Legend of the Five Rings
I play Legend of the Five Rings with my regular group. We started this game with our group in Colorado about seven years ago. After Krista and I moved to New Jersey, we started up with a new group, with Krista keeping her character from the old game. This has been a long, dramatic, and fun game, with the characters reaching a level of power now that they are going to shake the foundations of the Empire.
This experience leads to the point of this post. I have read a number of critiques of L5R, including this rather disastrous account of a GenCon game. The main thing I keep asking myself is why are we having such a good experience with this game, when others are obviously not? I don't think the game is particularly poorly written, it is a good example of a large RPG publisher's design-by-committee method. It does get a bit muddled when it comes to source material, and the high-ranking NPCs really seem to fall easily into "GM PC" disfunction.
I really have two points here. The first is that the game has a very coherent point to play, which is to accumulate Honor and Glory and increase your character's station in society. There are a number of discrete mechanics which directly support this, and they work pretty well. They could certainly use better guidelines, beyond pure GM fiat, but if implemented as it seems they were intended, they do this. This has been some of the most satisfying advancement in my own game, and now that the characters are all fourth and fifth rank samurai, they are well-established, famous, and esteemed members of their respective clans.
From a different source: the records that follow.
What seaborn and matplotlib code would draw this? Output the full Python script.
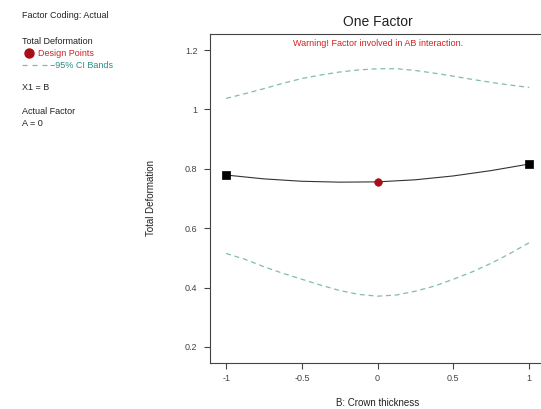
import numpy as np
import pandas as pd
import seaborn as sns
import matplotlib
matplotlib.use('Agg')
import matplotlib.pyplot as plt

# fitted response
fit_x = [-1, -0.75, -0.5, -0.25, 0, 0.25, 0.5, 0.75, 1]
fit_y = [0.779, 0.766, 0.758, 0.755, 0.756, 0.763, 0.776, 0.794, 0.816]

# 95% CI bands
band_x = [-1, -0.875, -0.75, -0.625, -0.5, -0.375, -0.25, -0.125, 0,
          0.125, 0.25, 0.375, 0.5, 0.625, 0.75, 0.875, 1]
band_upper = [1.037, 1.053, 1.070, 1.088, 1.104, 1.116, 1.126, 1.133, 1.137,
              1.137, 1.131, 1.122, 1.112, 1.101, 1.091, 1.082, 1.074]
band_lower = [0.515, 0.495, 0.470, 0.448, 0.428, 0.408, 0.390, 0.377, 0.371,
              0.375, 0.388, 0.405, 0.428, 0.453, 0.482, 0.515, 0.551]

# design points
design_x = [0]
design_y = [0.756]
end_x = [-1, 1]
end_y = [0.779, 0.816]

sns.set_style('white')
plt.rcParams['font.family'] = ['Liberation Sans', 'DejaVu Sans']

fig = plt.figure(figsize=(5.41, 4.09), dpi=100)
ax = fig.add_axes([0.388, 0.1125, 0.62, 0.8044])

band_col = '#7fbcb4'
sns.lineplot(x=band_x, y=band_upper, ax=ax, color=band_col, lw=0.9,
             linestyle=(0, (4, 3)), sort=False)
sns.lineplot(x=band_x, y=band_lower, ax=ax, color=band_col, lw=0.9,
             linestyle=(0, (4, 3)), sort=False)
sns.lineplot(x=fit_x, y=fit_y, ax=ax, color='#333333', lw=0.8, sort=False)
sns.scatterplot(x=end_x, y=end_y, ax=ax, marker='s', s=40, color='black',
                edgecolor='black', zorder=5)
sns.scatterplot(x=design_x, y=design_y, ax=ax, marker='o', s=30,
                color='#a50f15', edgecolor='#a50f15', zorder=5)

ax.set_xlim(-1.107, 1.107)
ax.set_ylim(0.146, 1.254)
ax.set_xticks([-1, -0.5, 0, 0.5, 1])
ax.set_xticklabels(['-1', '-0.5', '0', '0.5', '1'])
ax.set_yticks([0.2, 0.4, 0.6, 0.8, 1, 1.2])
ax.set_yticklabels(['0.2', '0.4', '0.6', '0.8', '1', '1.2'])
ax.tick_params(axis='both', direction='out', length=4, width=0.8,
               labelsize=6.5, labelcolor='#444444', color='#444444',
               bottom=True, left=True, top=False, right=False)
ax.tick_params(axis='y', pad=5)
ax.tick_params(axis='x', pad=4)
for side in ['left', 'bottom', 'top']:
    ax.spines[side].set_color('#444444')
    ax.spines[side].set_linewidth(0.8)
ax.spines['right'].set_visible(False)

ax.set_xlabel('B: Crown thickness', fontsize=7, color='#222222', labelpad=11)
ax.set_ylabel('Total Deformation', fontsize=7, color='#222222', labelpad=21)
ax.set_title('One Factor', fontsize=10, color='#222222', pad=6)
ax.text(0, 1.222, 'Warning! Factor involved in AB interaction.', ha='center',
        va='center', fontsize=6.5, color='#d42020')

# left info panel
fig.text(22 / 541, 1 - 16 / 409, 'Factor Coding: Actual', fontsize=6.5,
         color='#222222', va='center')
fig.text(22 / 541, 1 - 41 / 409, 'Total Deformation', fontsize=6.5,
         color='#222222', va='center')
fig.add_artist(plt.Line2D([29 / 541], [1 - 53 / 409], marker='o',
                          markersize=6.5, color='#a50f15', linestyle='none',
                          transform=fig.transFigure))
fig.text(38 / 541, 1 - 53 / 409, 'Design Points', fontsize=6.5,
         color='#d42020', va='center')
fig.add_artist(plt.Line2D([22 / 541, 52 / 541], [1 - 65 / 409, 1 - 65 / 409],
                          color=band_col, lw=0.9, linestyle=(0, (4, 4)),
                          transform=fig.transFigure))
fig.text(50 / 541, 1 - 65 / 409, '\u221295% CI Bands', fontsize=6.5,
         color='#2a8c86', va='center')
fig.text(22 / 541, 1 - 88 / 409, 'X1 = B', fontsize=6.5, color='#222222',
         va='center')
fig.text(22 / 541, 1 - 112 / 409, 'Actual Factor', fontsize=6.5,
         color='#222222', va='center')
fig.text(22 / 541, 1 - 124 / 409, 'A = 0', fontsize=6.5, color='#222222',
         va='center')

fig.savefig('out.png', dpi=100)
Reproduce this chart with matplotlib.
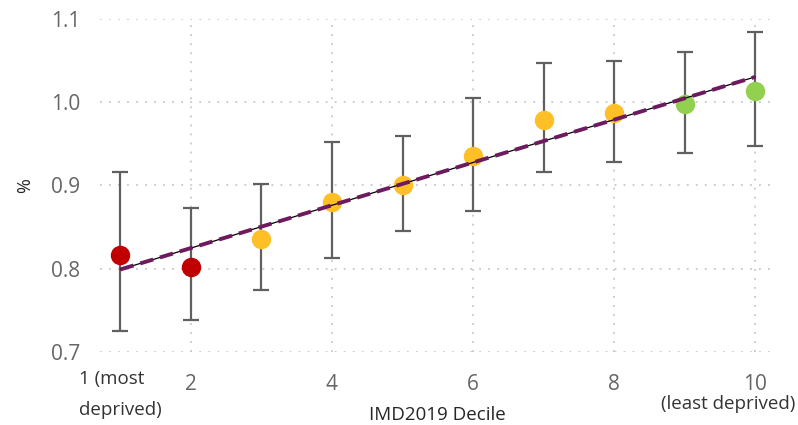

Second, L5R works best if you don't hew too closely to the metaplot. My game works well because I use all of those rich NPCs as accessories to my player characters, not the other way 'round. Why have seven NPC Thunders when the PCs could perform that function just as well? I have found in setting-rich games that it is best if the setting revolves around the characters and their actions. That's where the fun is.
In conclusion, I have a somewhat ambiguous review of the game. If protagonizing GM techniques are used, you can get some rewarding play out of this game. The text does support a very spectator-based game as well, and may in fact slip that direction most of the time. I don't have enough direct evidence to say one way or another.